Résumé
Nous avons vu quatre des neuf catégories d’œuvres perdues lors de la leçon précédente. Les cinq dernières sont les suivantes :
5. Les œuvres non réalisées : Jean-Jacques Rousseau fournit un témoignage exalté de ces œuvres composées en esprit, mais jamais mises sur papier, lorsqu’il évoque, dans ses Confessions, l’allégresse qu’il ressentit, après une séance d’opéra, à composer des chants dans son esprit, ou bien les textes qu’il imagine lors de ses promenades. Ces œuvres avortées sont au cœur de la critique que Saint-Exupéry faisait de la civilisation moderne, lorsqu’il parlait de « Mozart assassinés », car une civilisation se définit autant par les œuvres qu’elle empêche que par celles qu’elle fait naître.
6. Les œuvres publiées : paradoxalement, la publication engendre des œuvres perdues, puisqu’elle met fin au processus de création. Il y a donc un possible de l’œuvre qui est arrêté par la publication. S’il y a réédition, l’auteur peut encore intervenir sur l’œuvre éventuellement : c’est ce qu’on nomme la genèse postéditoriale. Mais, dans le cas général, cette œuvre virtuelle, c’est au lecteur qu’il appartient de la réaliser.

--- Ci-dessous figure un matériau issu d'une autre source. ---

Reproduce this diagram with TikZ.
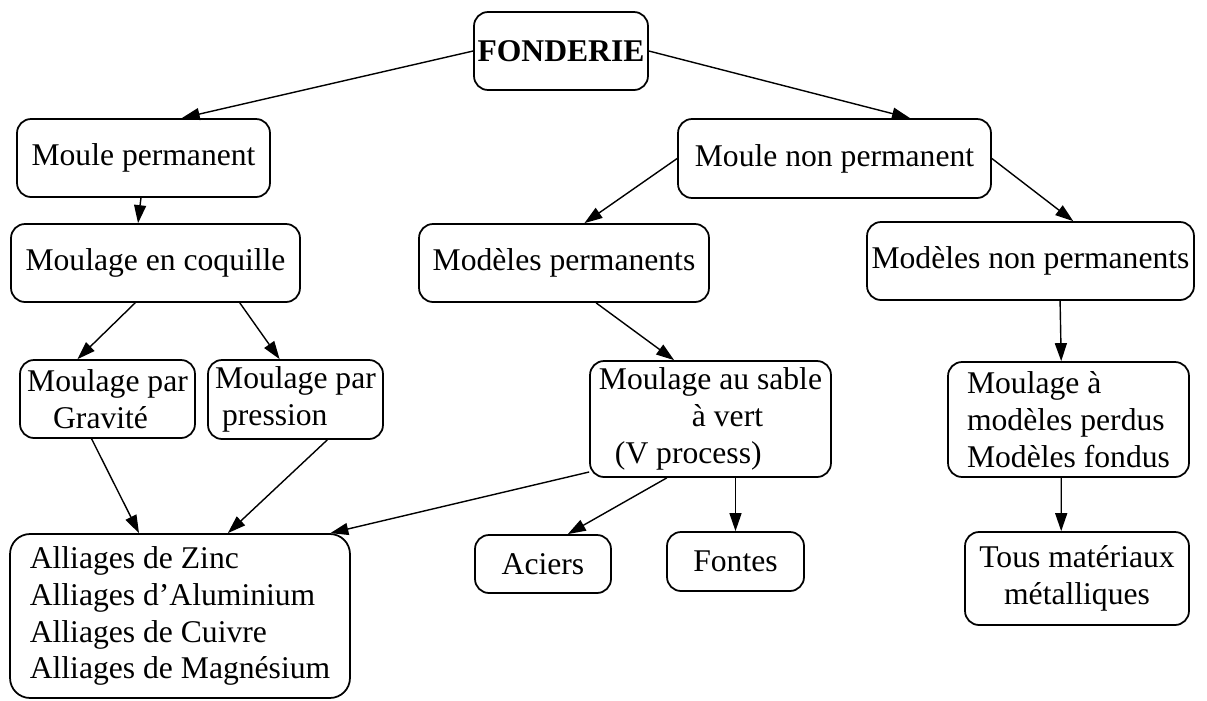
\documentclass[tikz,border=0pt]{standalone}
\usepackage{fontspec}
\setmainfont{Liberation Serif}
\usetikzlibrary{calc, arrows.meta}

\begin{document}
\begin{tikzpicture}[x=0.02cm, y=-0.02cm,
  box/.style={draw, rounded corners=0.28cm, line width=1pt, inner sep=0pt, font=\fontsize{18}{21}\selectfont},
  arr/.style={-{Triangle[length=0.36cm, width=0.24cm]}, line width=0.8pt}]
  \useasboundingbox (0,0) rectangle (1207,700);
  \path (561,51) node[box, minimum width=3.48cm, minimum height=1.56cm] (fond) {\textbf{FONDERIE}}
  (143.5,158) node[box, minimum width=5.06cm, minimum height=1.56cm] (mp) {Moule permanent}
  (834.5,158.5) node[box, minimum width=6.26cm, minimum height=1.58cm] (mnp) {Moule non permanent}
  (155.5,263) node[box, minimum width=5.78cm, minimum height=1.56cm] (coq) {Moulage en coquille}
  (564,263) node[box, minimum width=5.8cm, minimum height=1.56cm] (modp) {Modèles permanents}
  (1030.5,261) node[box, minimum width=6.54cm, minimum height=1.56cm] (modnp) {Modèles non permanents};
  \path (107.5,399) node[box, align=left, minimum width=3.5cm, minimum height=1.56cm] (grav) {Moulage par\\\hspace*{0.52cm}Gravité}
  (295.5,399.5) node[box, align=left, minimum width=3.5cm, minimum height=1.58cm] (pres) {Moulage par\\\hspace*{0.14cm}pression}
  (710.5,419) node[box, align=left, minimum width=4.82cm, minimum height=2.32cm] (sable) {Moulage au sable\\\hspace*{1.86cm}à vert\\\hspace*{0.32cm}(V process)}
  (1068.5,419.5) node[box, align=left, minimum width=4.82cm, minimum height=2.3cm] (perdus) {Moulage à\\modèles perdus\\Modèles fondus};
  \path (180,616) node[box, rounded corners=0.4cm, align=left, minimum width=6.8cm, minimum height=3.28cm] (alli) {Alliages de Zinc\\Alliages d’Aluminium\\Alliages de Cuivre\\Alliages de Magnésium}
  (543,564) node[box, minimum width=2.72cm, minimum height=1.16cm] (aci) {Aciers}
  (735.5,561.5) node[box, minimum width=2.74cm, minimum height=1.18cm] (fon) {Fontes}
  (1077,578.5) node[box, align=center, minimum width=4.48cm, minimum height=1.86cm] (tous) {Tous matériaux\\métalliques};
  % top levels
  \draw[arr] (fond.west) -- ($(mp.north west)!0.65!(mp.north east)$);
  \draw[arr] (fond.east) -- ($(mnp.north west)!0.74!(mnp.north east)$);
  \draw[arr] ($(mp.south west)!0.49!(mp.south east)$) -- ($(coq.north west)!0.44!(coq.north east)$);
  \draw[arr] (mnp.west) -- ($(modp.north west)!0.57!(modp.north east)$);
  \draw[arr] (mnp.east) -- ($(modnp.north west)!0.63!(modnp.north east)$);
  \draw[arr] ($(modp.south west)!0.61!(modp.south east)$) -- ($(sable.north west)!0.35!(sable.north east)$);
  \draw[arr] ($(modnp.south west)!0.59!(modnp.south east)$) -- ($(perdus.north west)!0.47!(perdus.north east)$);
  % coquille
  \draw[arr] ($(coq.south west)!0.43!(coq.south east)$) -- ($(grav.north west)!0.33!(grav.north east)$);
  \draw[arr] ($(coq.south west)!0.79!(coq.south east)$) -- ($(pres.north west)!0.41!(pres.north east)$);
  \draw[arr] ($(grav.south west)!0.41!(grav.south east)$) -- ($(alli.north west)!0.38!(alli.north east)$);
  \draw[arr] ($(pres.south west)!0.68!(pres.south east)$) -- ($(alli.north west)!0.64!(alli.north east)$);
  % sable
  \draw[arr] ($(sable.south west)!0.05!(sable.north west)$) -- ($(alli.north west)!0.94!(alli.north east)$);
  \draw[arr] ($(sable.south west)!0.32!(sable.south east)$) -- ($(aci.north west)!0.68!(aci.north east)$);
  \draw[arr] (sable.south -| fon.north) -- (fon.north);
  \draw[arr] ($(perdus.south west)!0.47!(perdus.south east)$) -- ($(tous.north west)!0.43!(tous.north east)$);
\end{tikzpicture}
\end{document}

7. Les œuvres négligées : présentes dans les bibliothèques mentales, elles sont négligées dans les bibliothèques réelles, souvent à cause de l’histoire littéraire elle-même (œuvres mineures de grands auteurs/œuvres majeures d’auteurs non canoniques). Leur publication peut engendrer une collision des époques : ainsi, la Suite française d’Irène Némirovsky, publiée en 2004, soixante ans après la mort de l’auteur, fut décorée du prix Renaudot par les uns, et taxée d’antisémitisme par d’autres.
8. Les œuvres apparemment non perdues : il s’agit d’œuvres qui sont en réalité des ruines, trafiquées, mais dont les manques ou les retouches ne sont pas visibles comme tels. Ainsi les textes des tragédies grecques ne sont qu’une infime partie de tout ce qu’était la tragédie véritable, avec ses allusions politiques, les rites qui l’accompagnaient, les lieux dans lesquels elle faisait sens, etc.
9. Les œuvres à consommation unique : cette dernière catégorie recouvre toutes les œuvres dont la perte est due à leur consommation même. C’est notamment le cas de la cuisine, dont l’élaboration, aussi longue soit-elle, prévoit la disparition. Dans Le Festin de Babette, Karen Blixen montre la capacité mémorielle de la nourriture, et sa proximité avec la puissance de la littérature.